The question I have is whether or not the generated quantities code for Omega is correct. I tried to recover this parameter and it does not look great:

image

Am I correct in thinking that this figure shows that something is wrong?

This is the R code that I use to produce it:

fake_data <- data.frame(id = rep(1:100,2),
                        pre_test = sample(x = 650:850, size = 200),
                        raw_score = sample(x = 650:850, size = 200),
                        subject = c(rep(1,100),rep(0,100))) %>%
  mutate(name = paste(id, subject, sep = "_"),
         subject = as.character(subject))

compiled_model <- stan_model("model1.stan")

sim_out <- sampling(compiled_model, data = list(run_estimation = 0,
                                                N = nrow(fake_data), 
                                                I = length(unique(fake_data$id)),
                                                ii = fake_data$id,
                                                math = as.numeric(fake_data$subject),
                                                pre_test = fake_data$pre_test,
                                                raw_score = fake_data$raw_score,
                                                mu_mean = 0,
                                                mu_sigma = 1,
                                                gamma_mean = 1,
                                                gamma_sigma = 0.05,
                                                sigma_sigma = 2,
                                                sigma_a_sigma = 20),
                    seed = 42118)

fake_data_matrix  <- sim_out %>% 
  as.data.frame %>% 
  select(contains("score_sim"))


draw <- 21
true_correlation <- as.matrix(sim_out, pars = "Omega")[[draw,2]]

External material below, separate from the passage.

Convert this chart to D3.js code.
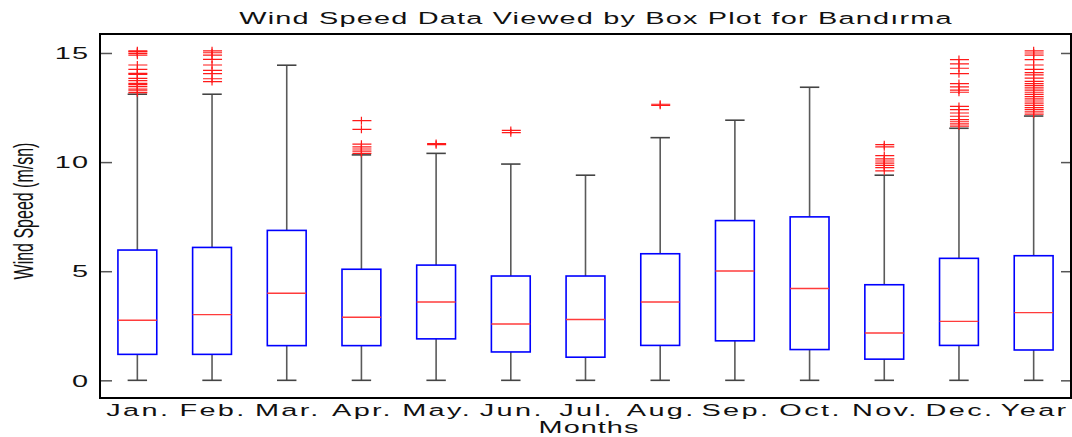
<!DOCTYPE html>
<html>
<head>
<meta charset="utf-8">
<script src="https://cdn.jsdelivr.net/npm/d3@7"></script>
<style>
    body { margin: 0; background: #fff; }
    text { font-family: "Liberation Sans", Arial, Helvetica, sans-serif; fill: #111; }
</style>
</head>
<body>
<script>
const months = ["Jan.", "Feb.", "Mar.", "Apr.", "May.", "Jun.", "Jul.", "Aug.", "Sep.", "Oct.", "Nov.", "Dec.", "Year"];
const whiskerLow = [0, 0, 0, 0, 0, 0, 0, 0, 0, 0, 0, 0, 0];
const q1 = [1.19, 1.19, 1.59, 1.59, 1.9, 1.3, 1.06, 1.6, 1.81, 1.41, 0.97, 1.6, 1.39];
const medians = [2.75, 3.01, 3.99, 2.89, 3.59, 2.58, 2.79, 3.59, 5.01, 4.21, 2.17, 2.70, 3.10];
const q3 = [5.97, 6.09, 6.87, 5.09, 5.28, 4.78, 4.78, 5.80, 7.32, 7.49, 4.38, 5.59, 5.71];
const whiskerHigh = [13.11, 13.11, 14.44, 10.33, 10.4, 9.91, 9.4, 11.12, 11.92, 13.43, 9.4, 11.55, 12.11];
const outliers = [
    [13.18, 13.27, 13.34, 13.46, 13.55, 13.61, 13.73, 13.84, 14.02, 14.07, 14.25, 14.45, 14.9, 14.98, 15.06, 15.1],
    [13.69, 13.82, 14.05, 14.2, 14.45, 14.71, 14.9, 15.01, 15.1],
    [],
    [10.4, 10.5, 10.6, 10.7, 10.82, 11.5, 11.9],
    [10.8, 10.85],
    [11.35, 11.45],
    [],
    [12.6, 12.65],
    [],
    [],
    [9.6, 9.75, 9.85, 9.95, 10.05, 10.15, 10.3, 10.7, 10.8],
    [11.65, 11.75, 11.85, 11.95, 12.1, 12.25, 12.4, 12.55, 13.2, 13.3, 13.45, 13.6, 14.05, 14.3, 14.5, 14.7],
    [12.2, 12.3, 12.4, 12.5, 12.6, 12.7, 12.8, 12.9, 13.0, 13.1, 13.2, 13.3, 13.4, 13.5, 13.6, 13.7,
     13.85, 14.0, 14.1, 14.25, 14.45, 14.7, 14.9, 15.0, 15.1]
];
const yTicks = [0, 5, 10, 15];

const W = 1072, H = 437;
const plot = { left: 100, right: 1071, top: 34, bottom: 398 };
const SX = 1.7; // text in the picture is stretched horizontally

const rows = months.map((m, i) => ({
    key: m, lo: whiskerLow[i], q1: q1[i], med: medians[i], q3: q3[i], hi: whiskerHigh[i], out: outliers[i]
}));

const svg = d3.select("body")
    .append("svg")
    .attr("width", W)
    .attr("height", H);

const x = d3.scaleBand()
    .domain(months)
    .range([plot.left, plot.right])
    .padding(0);
const y = d3.scaleLinear()
    .domain([-0.81, 15.87])
    .range([plot.bottom, plot.top]);

const bw = x.bandwidth();
const cx = d => x(d.key) + bw / 2;
const boxW = bw * 0.52;
const capW = bw * 0.26;

const stretched = (sel, tx, ty, rot = 0) =>
    sel.attr("transform", `translate(${tx},${ty}) scale(${SX},1)` + (rot ? ` rotate(${rot})` : ""));

// axes
const yl = svg.append("g")
    .attr("transform", `translate(${plot.left},0)`)
    .call(d3.axisLeft(y).tickValues(yTicks).tickSizeInner(-12).tickSizeOuter(0));
yl.select(".domain").remove();
yl.selectAll(".tick line").attr("stroke", "#555").attr("stroke-width", 1.5);
yl.selectAll(".tick text")
    .attr("x", null).attr("dy", null)
    .attr("dominant-baseline", "central")
    .attr("font-size", 17)
    .attr("letter-spacing", 0.6)
    .attr("fill", "#111")
    .each(function (d) { stretched(d3.select(this), -11, 0); });

const yr = svg.append("g")
    .attr("transform", `translate(${plot.right},0)`)
    .call(d3.axisRight(y).tickValues(yTicks).tickSizeInner(-10).tickSizeOuter(0).tickFormat(""));
yr.select(".domain").remove();
yr.selectAll(".tick line").attr("stroke", "#555").attr("stroke-width", 1.5);

svg.append("rect")
    .attr("x", plot.left)
    .attr("y", plot.top)
    .attr("width", plot.right - plot.left)
    .attr("height", plot.bottom - plot.top)
    .attr("fill", "none")
    .attr("stroke", "#000")
    .attr("stroke-width", 2);

// x labels
svg.append("g")
    .selectAll("text")
    .data(months)
    .join("text")
    .attr("text-anchor", "middle")
    .attr("font-size", 17)
    .attr("letter-spacing", 1.4)
    .each(function (m) { stretched(d3.select(this), x(m) + bw / 2 + 1, 416); })
    .text(m => m);

// boxes
const g = svg.append("g")
    .selectAll("g")
    .data(rows)
    .join("g");

g.append("line")
    .attr("x1", cx).attr("x2", cx)
    .attr("y1", d => y(d.q3)).attr("y2", d => y(d.hi))
    .attr("stroke", "#5a5a5a").attr("stroke-width", 1.6);
g.append("line")
    .attr("x1", cx).attr("x2", cx)
    .attr("y1", d => y(d.q1)).attr("y2", d => y(d.lo))
    .attr("stroke", "#5a5a5a").attr("stroke-width", 1.6);
g.append("line")
    .attr("x1", d => cx(d) - capW / 2).attr("x2", d => cx(d) + capW / 2)
    .attr("y1", d => y(d.hi)).attr("y2", d => y(d.hi))
    .attr("stroke", "#444").attr("stroke-width", 1.6);
g.append("line")
    .attr("x1", d => cx(d) - capW / 2).attr("x2", d => cx(d) + capW / 2)
    .attr("y1", d => y(d.lo)).attr("y2", d => y(d.lo))
    .attr("stroke", "#444").attr("stroke-width", 1.6);
g.append("rect")
    .attr("x", d => cx(d) - boxW / 2)
    .attr("width", boxW)
    .attr("y", d => y(d.q3))
    .attr("height", d => y(d.q1) - y(d.q3))
    .attr("fill", "none")
    .attr("stroke", "#0000ff")
    .attr("stroke-width", 1.6);
g.append("line")
    .attr("x1", d => cx(d) - boxW / 2).attr("x2", d => cx(d) + boxW / 2)
    .attr("y1", d => y(d.med)).attr("y2", d => y(d.med))
    .attr("stroke", "#ff3b3b").attr("stroke-width", 1.4);

// outliers as '+'
g.selectAll("path.out")
    .data(d => d.out.map(v => ({ v, c: cx(d) })))
    .join("path")
    .attr("class", "out")
    .attr("d", o => {
        const py = y(o.v);
        return `M${o.c - 9},${py}H${o.c + 10}M${o.c},${py - 4}V${py + 4}`;
    })
    .attr("stroke", "#ff1a1a")
    .attr("stroke-width", 1.2)
    .attr("fill", "none");

// titles
svg.append("text")
    .attr("text-anchor", "middle")
    .attr("font-size", 17)
    .attr("letter-spacing", 0.7)
    .call(s => stretched(s, 596, 24))
    .text("Wind Speed Data Viewed by Box Plot for Bandırma");
svg.append("text")
    .attr("text-anchor", "middle")
    .attr("font-size", 17)
    .attr("letter-spacing", 0.6)
    .call(s => stretched(s, 589, 433))
    .text("Months");
svg.append("text")
    .attr("text-anchor", "middle")
    .attr("font-size", 16)
    .call(s => stretched(s, 33, 211, -90))
    .text("Wind Speed (m/sn)");
</script>
</body>
</html>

# Now estimate the model with this "true" data, to see that we can estimate the known parameters

recapture_fit <- sampling(compiled_model, data = list(run_estimation = 1,
                                                      N = nrow(fake_data), 
                                                      I = length(unique(fake_data$id)),
                                                      ii = fake_data$id,
                                                      math = as.numeric(fake_data$subject),
                                                      pre_test = fake_data$pre_test,
                                                      raw_score = score_sim,
                                                      mu_mean = 0,
                                                      mu_sigma = 1,
                                                      gamma_mean = 1,
                                                      gamma_sigma = 0.05,
                                                      sigma_sigma = 2,
                                                      sigma_a_sigma = 20),
                          seed = 42118)

## correlation between math and ela?

correlation <- as.data.frame(recapture_fit, pars = "Omega") 

ggplot(data = correlation, aes(x = `Omega[2,1]`))  + 
  geom_density()  + geom_vline(aes(xintercept = true_correlation),color="red") 

As always, thanks for the help.

this is a question for @bgoodri.

in general, the correlation params are hard to fit, especially in more than 2 or 3 dimensions and even moreso wen filtered through a glm.

1 Like

I think I finally understand what it’s doing wrong! I think my model has too many parameters. I’m following @James_Savage’s workflow for generating synthetic data but I’m only generating “one year of data”. That is, I start with y_{i,s,_t=0} and generate y_{i,s,_t=1}. Therefore, in my example, I have 200 observations but way more parameters:

  • 100 student ability for math
  • 100 student ability for English
  • the correlation between pre and post
  • \Sigma

Am I right?

If so, my next step is to try to figure out how to adapt James’ workflow to generate many years for synthetic. Any nudge in the right direction would be greatly appreciated!

As always, ¡gracias!

If you have proper priors on all those parameters, having more parameters than observations isn’t a technical hurdle. It can be a computational problem if there are too many ways to explain the data, especially if the parameters involved are correlated. Covariance matrices are hard to estimate.